→ **Exercise instructions**
Repeat exactly the lines from the start of the material below up to and including the "import seaborn as sns" line.

→ **Data shown**

====

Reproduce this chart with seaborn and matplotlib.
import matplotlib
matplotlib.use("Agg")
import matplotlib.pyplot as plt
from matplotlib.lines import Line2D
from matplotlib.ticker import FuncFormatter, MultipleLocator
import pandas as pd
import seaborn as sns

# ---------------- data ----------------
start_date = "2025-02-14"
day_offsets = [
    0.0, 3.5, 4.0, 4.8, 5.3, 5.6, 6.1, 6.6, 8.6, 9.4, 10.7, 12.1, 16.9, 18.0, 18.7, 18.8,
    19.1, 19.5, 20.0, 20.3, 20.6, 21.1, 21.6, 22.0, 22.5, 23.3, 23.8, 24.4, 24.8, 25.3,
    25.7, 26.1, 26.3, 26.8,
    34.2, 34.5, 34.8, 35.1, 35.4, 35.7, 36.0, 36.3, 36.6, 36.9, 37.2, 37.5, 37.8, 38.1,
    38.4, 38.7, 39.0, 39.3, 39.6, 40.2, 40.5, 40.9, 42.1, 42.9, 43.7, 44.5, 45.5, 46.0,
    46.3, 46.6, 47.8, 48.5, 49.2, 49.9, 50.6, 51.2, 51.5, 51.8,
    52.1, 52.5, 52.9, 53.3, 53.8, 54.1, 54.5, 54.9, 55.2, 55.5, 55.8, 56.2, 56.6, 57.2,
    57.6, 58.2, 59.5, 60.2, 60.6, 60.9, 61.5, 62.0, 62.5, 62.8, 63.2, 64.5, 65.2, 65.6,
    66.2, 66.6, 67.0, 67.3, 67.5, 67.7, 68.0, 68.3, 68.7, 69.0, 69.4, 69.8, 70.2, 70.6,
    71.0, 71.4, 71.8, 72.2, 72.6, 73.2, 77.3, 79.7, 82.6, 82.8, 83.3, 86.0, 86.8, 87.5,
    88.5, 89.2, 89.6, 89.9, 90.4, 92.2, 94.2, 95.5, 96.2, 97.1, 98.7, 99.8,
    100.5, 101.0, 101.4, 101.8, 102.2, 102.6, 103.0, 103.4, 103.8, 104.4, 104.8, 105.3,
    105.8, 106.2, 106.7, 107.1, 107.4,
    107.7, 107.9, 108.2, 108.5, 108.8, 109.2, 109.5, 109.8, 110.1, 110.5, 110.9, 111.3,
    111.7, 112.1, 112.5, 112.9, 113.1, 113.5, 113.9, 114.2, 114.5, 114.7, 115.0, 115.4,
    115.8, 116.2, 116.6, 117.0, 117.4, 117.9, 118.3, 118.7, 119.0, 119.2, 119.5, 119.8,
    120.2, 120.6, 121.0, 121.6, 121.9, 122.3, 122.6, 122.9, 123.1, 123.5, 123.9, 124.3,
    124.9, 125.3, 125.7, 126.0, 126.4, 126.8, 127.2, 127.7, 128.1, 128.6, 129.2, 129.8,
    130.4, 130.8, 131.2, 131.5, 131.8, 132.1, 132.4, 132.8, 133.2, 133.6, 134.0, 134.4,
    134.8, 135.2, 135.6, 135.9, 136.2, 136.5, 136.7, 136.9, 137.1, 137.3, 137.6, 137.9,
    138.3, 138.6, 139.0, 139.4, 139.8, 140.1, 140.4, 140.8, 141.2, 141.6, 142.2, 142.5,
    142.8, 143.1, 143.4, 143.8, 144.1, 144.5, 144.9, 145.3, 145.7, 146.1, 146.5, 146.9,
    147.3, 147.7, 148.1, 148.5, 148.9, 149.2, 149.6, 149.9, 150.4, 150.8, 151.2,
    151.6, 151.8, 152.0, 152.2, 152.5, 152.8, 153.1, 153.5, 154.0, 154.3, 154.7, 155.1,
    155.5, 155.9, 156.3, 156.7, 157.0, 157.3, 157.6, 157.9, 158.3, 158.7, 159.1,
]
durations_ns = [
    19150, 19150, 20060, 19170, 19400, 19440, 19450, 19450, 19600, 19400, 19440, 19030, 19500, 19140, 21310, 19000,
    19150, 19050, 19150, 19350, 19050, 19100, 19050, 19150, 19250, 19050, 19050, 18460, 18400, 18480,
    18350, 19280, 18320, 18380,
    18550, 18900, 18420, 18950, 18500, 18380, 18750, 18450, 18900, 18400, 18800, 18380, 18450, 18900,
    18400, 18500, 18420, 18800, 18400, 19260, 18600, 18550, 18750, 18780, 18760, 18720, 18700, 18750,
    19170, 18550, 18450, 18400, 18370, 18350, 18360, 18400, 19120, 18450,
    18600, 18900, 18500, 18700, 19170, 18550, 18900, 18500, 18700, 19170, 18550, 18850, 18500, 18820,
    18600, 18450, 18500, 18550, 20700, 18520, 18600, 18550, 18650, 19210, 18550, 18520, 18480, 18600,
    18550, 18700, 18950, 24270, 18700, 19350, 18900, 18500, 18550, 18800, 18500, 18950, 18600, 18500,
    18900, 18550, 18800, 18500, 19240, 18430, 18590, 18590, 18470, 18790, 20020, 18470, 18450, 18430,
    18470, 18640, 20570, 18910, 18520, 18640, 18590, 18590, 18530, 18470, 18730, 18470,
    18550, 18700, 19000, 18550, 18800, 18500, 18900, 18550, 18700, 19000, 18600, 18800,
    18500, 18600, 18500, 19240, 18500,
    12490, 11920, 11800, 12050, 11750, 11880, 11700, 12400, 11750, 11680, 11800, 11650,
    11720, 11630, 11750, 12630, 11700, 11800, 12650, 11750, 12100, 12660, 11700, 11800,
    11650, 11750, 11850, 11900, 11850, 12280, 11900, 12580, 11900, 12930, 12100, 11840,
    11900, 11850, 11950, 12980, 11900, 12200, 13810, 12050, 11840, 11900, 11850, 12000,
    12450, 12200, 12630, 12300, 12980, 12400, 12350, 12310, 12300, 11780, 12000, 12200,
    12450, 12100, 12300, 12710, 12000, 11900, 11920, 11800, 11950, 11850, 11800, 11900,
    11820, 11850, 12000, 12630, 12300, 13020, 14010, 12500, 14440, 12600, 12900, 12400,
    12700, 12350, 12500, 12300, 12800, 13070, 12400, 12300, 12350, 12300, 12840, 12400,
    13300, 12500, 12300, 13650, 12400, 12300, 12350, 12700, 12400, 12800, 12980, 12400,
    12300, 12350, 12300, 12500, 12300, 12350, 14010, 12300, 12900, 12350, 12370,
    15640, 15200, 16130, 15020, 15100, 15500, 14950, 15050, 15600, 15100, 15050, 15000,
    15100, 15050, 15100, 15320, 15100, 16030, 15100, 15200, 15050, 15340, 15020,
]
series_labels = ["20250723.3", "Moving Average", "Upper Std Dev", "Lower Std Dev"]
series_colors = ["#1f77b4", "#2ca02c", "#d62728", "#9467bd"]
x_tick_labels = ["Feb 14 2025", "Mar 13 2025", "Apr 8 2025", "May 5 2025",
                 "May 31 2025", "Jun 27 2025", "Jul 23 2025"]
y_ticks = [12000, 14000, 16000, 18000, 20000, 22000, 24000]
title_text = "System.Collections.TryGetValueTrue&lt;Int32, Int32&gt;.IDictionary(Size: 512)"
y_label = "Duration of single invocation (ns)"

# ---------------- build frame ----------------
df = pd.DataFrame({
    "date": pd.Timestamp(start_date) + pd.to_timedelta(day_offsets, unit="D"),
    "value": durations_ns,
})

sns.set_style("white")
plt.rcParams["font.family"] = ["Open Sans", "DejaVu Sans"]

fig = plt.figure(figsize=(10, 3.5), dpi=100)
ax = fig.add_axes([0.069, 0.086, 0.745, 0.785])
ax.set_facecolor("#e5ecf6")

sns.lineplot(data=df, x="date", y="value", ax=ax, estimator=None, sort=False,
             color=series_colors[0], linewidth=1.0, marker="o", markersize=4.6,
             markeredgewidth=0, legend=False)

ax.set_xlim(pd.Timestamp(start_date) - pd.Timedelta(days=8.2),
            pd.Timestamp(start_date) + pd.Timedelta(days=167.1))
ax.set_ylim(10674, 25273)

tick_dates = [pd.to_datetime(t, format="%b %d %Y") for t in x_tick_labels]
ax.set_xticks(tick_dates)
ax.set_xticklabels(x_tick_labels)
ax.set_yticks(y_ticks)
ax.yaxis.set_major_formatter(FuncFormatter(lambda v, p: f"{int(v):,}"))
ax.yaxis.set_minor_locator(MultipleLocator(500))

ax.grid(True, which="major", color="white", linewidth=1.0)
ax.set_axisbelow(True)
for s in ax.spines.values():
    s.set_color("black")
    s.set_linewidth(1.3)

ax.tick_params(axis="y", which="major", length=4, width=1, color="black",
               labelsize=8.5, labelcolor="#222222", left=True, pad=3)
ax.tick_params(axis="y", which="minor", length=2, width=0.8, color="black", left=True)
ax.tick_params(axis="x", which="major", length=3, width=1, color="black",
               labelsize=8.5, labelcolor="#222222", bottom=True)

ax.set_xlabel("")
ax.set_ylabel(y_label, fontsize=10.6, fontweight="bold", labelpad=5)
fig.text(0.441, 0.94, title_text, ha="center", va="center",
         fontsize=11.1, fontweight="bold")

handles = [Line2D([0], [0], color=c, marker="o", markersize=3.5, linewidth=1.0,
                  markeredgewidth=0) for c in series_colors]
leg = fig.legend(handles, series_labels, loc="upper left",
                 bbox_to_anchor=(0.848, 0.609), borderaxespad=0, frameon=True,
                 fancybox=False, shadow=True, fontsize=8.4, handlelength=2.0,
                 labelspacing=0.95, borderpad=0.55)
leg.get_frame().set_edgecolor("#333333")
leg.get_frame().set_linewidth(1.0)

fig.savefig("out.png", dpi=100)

====

→ **Task solution**
Reproduce this chart with seaborn and matplotlib.
import matplotlib
matplotlib.use("Agg")
import matplotlib.pyplot as plt
from matplotlib.lines import Line2D
from matplotlib.ticker import FuncFormatter, MultipleLocator
import pandas as pd
import seaborn as sns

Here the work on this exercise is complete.